We have had the privilege of representing some of the most exceptional properties in coastal San Diego. Oceanfront estates in Del Mar. Landmark compounds in Rancho Santa Fe. Architectural icons in La Jolla. Each one has meant something to us.

But this is different. This is the kind of assignment that reminds you, with absolute clarity, what real estate at its highest level is actually about. It is not about square footage or price per foot. It is about understanding what a place is — what it has held, what it has witnessed, what it means to the people who love it — and treating that understanding as the sacred responsibility it is.

We are proud of the work we did on this sale. We are proud of the way it was handled: with patience, with rigor, with deep respect for the property and for the process. But more than pride, we feel something closer to gratitude — for having been trusted with this, for having been the team that brought the final chapter of the Geisel estate to its rightful close.

The tower still stands. The office is intact. The view is eternal.

Theodor Seuss Geisel looked out at that horizon for over 40 years and saw things no one else could see. Someone else will stand in that tower now, looking out at the same Pacific, the same coastline, the same light.

We cannot wait to see what they imagine.

The Jason Barry Team at Barry Estates represents buyers and sellers of the most exceptional properties across coastal San Diego — from La Jolla and Del Mar to Rancho Santa Fe and beyond. If you’re thinking about buying or selling, we’d love to talk.
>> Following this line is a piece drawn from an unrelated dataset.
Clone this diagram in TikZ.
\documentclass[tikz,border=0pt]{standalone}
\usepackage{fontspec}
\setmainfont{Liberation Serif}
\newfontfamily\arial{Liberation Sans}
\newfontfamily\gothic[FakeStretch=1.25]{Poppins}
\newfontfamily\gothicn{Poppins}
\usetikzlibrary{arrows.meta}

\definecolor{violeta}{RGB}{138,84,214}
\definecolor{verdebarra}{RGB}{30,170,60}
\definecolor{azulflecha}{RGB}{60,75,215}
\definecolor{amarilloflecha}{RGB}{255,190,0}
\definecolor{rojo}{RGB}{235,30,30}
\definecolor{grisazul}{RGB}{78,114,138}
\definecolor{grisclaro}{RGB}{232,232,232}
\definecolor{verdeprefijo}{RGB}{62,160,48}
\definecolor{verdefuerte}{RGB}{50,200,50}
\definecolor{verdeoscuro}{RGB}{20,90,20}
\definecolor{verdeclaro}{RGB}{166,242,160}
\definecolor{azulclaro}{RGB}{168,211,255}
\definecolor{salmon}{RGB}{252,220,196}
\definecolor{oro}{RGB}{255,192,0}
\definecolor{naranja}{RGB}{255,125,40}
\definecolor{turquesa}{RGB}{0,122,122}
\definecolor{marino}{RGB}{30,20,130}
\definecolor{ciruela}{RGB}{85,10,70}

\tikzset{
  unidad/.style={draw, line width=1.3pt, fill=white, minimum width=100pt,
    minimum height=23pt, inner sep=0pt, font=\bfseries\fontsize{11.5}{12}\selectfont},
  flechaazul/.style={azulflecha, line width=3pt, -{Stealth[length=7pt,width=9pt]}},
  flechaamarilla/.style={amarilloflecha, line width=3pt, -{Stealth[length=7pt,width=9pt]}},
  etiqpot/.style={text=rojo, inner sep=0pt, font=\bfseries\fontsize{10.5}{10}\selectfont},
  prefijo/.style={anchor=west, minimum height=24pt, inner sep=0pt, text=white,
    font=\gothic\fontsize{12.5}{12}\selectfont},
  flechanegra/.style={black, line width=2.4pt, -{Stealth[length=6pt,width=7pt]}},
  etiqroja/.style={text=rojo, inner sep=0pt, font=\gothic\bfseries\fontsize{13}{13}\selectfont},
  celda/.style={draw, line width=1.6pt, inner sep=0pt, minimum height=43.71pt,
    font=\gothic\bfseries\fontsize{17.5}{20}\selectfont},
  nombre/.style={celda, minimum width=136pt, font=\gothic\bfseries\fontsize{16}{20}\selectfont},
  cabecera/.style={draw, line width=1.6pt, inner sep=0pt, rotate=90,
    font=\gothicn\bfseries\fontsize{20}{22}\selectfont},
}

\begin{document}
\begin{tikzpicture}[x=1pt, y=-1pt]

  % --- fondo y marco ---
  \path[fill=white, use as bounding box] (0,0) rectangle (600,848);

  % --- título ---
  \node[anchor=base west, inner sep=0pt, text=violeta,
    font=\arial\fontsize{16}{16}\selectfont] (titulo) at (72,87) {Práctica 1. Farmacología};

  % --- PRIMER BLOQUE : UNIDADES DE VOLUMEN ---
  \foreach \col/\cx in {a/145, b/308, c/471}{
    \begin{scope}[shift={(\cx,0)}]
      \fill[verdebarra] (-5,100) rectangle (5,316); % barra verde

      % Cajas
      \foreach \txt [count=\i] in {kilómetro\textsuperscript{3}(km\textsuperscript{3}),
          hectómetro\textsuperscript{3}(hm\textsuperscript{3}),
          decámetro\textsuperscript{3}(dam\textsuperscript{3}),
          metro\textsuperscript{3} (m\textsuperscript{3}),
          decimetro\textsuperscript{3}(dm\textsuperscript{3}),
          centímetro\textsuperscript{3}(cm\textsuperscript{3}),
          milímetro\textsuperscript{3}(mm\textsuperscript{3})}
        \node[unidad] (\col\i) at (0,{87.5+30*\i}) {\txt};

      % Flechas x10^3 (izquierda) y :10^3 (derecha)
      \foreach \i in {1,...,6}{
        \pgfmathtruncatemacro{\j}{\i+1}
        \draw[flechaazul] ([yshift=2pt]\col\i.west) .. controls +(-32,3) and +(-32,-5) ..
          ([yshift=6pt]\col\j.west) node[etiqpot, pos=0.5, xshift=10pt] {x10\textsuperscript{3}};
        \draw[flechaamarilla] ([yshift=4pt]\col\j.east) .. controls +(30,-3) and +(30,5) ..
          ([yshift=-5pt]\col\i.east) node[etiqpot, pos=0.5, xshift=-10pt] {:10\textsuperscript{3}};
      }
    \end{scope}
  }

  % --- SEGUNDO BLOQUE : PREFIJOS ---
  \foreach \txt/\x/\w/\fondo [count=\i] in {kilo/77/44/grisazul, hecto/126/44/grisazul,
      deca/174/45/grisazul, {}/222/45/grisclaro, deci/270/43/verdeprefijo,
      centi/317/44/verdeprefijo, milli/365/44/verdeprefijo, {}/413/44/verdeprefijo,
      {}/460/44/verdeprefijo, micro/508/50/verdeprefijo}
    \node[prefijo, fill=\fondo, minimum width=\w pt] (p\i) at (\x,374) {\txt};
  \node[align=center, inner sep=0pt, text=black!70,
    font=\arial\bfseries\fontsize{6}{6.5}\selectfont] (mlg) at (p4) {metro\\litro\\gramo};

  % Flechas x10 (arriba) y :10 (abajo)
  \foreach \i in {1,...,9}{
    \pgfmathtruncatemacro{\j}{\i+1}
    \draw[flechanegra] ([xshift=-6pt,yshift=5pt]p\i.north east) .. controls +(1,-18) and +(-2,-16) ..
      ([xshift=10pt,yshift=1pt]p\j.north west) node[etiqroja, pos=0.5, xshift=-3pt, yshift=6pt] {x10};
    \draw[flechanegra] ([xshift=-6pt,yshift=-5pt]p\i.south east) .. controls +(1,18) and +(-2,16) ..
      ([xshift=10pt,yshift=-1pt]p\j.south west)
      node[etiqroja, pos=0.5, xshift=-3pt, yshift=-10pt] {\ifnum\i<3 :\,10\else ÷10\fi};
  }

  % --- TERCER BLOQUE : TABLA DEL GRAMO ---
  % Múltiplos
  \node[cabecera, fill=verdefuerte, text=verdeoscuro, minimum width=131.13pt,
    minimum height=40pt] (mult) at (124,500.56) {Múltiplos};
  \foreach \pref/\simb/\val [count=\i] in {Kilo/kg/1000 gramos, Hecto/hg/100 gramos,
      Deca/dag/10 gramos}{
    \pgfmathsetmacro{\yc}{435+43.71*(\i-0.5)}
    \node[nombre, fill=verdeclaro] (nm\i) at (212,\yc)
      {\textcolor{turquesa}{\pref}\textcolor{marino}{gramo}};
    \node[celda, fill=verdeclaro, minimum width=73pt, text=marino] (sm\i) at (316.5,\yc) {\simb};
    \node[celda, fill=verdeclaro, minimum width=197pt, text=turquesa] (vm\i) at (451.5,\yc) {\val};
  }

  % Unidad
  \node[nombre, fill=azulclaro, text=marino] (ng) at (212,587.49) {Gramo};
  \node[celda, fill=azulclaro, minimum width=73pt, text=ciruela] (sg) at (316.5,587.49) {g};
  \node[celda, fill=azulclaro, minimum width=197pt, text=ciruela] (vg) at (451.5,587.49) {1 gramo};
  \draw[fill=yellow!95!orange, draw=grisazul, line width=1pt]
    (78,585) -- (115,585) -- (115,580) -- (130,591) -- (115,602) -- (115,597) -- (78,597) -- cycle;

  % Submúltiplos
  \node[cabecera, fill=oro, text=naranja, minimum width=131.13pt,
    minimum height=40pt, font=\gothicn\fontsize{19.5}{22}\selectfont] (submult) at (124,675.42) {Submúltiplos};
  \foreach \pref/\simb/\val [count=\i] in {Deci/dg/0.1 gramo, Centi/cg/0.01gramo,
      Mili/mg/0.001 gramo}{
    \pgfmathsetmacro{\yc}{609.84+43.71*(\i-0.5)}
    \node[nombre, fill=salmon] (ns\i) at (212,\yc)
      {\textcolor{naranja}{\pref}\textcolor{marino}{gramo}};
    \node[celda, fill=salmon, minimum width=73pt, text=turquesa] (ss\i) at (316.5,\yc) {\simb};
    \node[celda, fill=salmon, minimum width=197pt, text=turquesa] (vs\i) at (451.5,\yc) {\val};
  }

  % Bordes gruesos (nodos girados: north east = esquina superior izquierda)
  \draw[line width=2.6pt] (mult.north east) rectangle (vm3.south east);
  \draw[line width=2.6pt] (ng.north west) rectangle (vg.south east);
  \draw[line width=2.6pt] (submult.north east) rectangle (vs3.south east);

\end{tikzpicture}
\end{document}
Frequently Asked Questions

Where is the Dr. Seuss estate located? The estate is located at 7301 Encelia Drive in La Jolla, California, on the hillside of Mount Soledad overlooking the Pacific Ocean.

How much did the Dr. Seuss estate sell for? The estate sold for $9,000,000. It was offered at $9,950,000 via a sealed-bid sale process managed by the Jason Barry Team on behalf of UC San Diego.
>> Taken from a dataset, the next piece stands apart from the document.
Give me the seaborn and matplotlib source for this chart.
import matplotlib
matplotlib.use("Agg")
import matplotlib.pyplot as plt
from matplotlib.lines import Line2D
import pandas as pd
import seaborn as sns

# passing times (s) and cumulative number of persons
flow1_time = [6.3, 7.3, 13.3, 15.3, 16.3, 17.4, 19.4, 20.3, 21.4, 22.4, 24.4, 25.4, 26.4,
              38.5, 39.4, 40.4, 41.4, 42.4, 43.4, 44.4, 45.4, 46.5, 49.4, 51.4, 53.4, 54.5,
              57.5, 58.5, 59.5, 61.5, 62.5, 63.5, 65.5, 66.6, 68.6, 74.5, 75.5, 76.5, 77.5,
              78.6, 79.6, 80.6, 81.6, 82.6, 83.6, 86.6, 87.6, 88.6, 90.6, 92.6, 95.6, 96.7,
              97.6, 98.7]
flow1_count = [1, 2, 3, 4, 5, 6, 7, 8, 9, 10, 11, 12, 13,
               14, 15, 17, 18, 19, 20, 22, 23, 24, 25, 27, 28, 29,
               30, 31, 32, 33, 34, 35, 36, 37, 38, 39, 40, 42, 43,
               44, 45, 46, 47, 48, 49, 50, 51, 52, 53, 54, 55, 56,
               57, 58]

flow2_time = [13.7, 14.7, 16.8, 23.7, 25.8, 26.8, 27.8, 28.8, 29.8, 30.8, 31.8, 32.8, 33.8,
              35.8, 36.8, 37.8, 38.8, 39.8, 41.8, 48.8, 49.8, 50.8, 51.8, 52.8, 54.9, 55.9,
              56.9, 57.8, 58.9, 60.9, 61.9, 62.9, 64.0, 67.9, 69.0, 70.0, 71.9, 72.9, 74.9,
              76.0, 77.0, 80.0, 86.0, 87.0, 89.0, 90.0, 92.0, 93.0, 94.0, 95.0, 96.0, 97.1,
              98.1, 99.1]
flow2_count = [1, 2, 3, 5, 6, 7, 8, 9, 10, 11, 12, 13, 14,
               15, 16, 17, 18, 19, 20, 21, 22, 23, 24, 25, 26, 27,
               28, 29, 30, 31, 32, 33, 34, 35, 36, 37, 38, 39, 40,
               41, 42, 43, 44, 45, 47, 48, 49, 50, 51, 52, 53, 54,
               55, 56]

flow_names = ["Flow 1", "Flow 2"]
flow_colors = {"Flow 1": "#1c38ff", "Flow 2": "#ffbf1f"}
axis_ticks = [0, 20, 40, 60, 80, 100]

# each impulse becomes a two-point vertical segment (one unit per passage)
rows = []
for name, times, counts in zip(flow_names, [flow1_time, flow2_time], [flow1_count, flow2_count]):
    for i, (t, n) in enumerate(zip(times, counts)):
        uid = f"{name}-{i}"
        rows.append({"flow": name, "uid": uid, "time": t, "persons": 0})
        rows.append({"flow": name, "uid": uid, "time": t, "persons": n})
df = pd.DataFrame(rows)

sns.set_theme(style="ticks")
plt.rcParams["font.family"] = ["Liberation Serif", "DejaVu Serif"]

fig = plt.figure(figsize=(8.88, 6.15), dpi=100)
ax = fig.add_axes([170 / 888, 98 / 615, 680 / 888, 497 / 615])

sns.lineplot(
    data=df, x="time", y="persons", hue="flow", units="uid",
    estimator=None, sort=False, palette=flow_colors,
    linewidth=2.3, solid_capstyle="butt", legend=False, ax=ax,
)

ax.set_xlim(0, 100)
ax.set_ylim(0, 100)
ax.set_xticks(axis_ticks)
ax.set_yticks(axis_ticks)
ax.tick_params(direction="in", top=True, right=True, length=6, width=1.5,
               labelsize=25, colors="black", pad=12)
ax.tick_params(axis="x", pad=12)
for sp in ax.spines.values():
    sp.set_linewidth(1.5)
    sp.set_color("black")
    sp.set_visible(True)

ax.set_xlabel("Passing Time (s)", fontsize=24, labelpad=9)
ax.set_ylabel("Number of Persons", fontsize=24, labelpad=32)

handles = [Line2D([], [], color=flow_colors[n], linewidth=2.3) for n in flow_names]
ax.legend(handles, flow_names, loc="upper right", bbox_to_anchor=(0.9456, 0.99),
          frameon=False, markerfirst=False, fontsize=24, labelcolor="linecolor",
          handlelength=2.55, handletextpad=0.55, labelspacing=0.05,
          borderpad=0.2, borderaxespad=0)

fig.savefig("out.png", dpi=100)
Who represented the seller? The Jason Barry Team at Barry Estates represented the seller, the Regents of the University of California, throughout the listing and sealed-bid sale process.

Why was the property sold via sealed bid? As a property owned by the University of California, the sale was governed by California’s Stull Act, which requires a defined public marketing period and a sealed-bid process. Bids were due by April 15, 2026.

What happens to the sale proceeds? Proceeds from the sale flow into the Geisel Fund within the UC San Diego Foundation as a permanent endowment, per the wishes of the Geisel Trust and UCSD’s longstanding commitment to honoring Audrey and Theodor Geisel’s philanthropic legacy.

Can the new owner renovate the home? Future renovations are permitted, but the observation tower and Dr. Seuss’s adjoining studio office are designated historic by the San Diego Historical Resources Board and must remain intact in perpetuity.

How many books did Dr. Seuss write at his La Jolla home? Theodor Seuss Geisel wrote 42 of his 68 published works at the La Jolla estate — including The Cat in the Hat, Green Eggs and Ham, The Lorax, and How the Grinch Stole Christmas — making it one of the most prolific creative addresses in American literary history.

How is Dr. Seuss connected to UC San Diego? Audrey Geisel donated $20 million to UC San Diego’s library, which was renamed Geisel Library in 1995 in their honor. The university also holds approximately 8,500 items from Geisel’s creative archive. The estate itself was donated to UCSD by the Geisel Trust following Audrey’s death in 2018, with sale proceeds directed to the Geisel Fund endowment.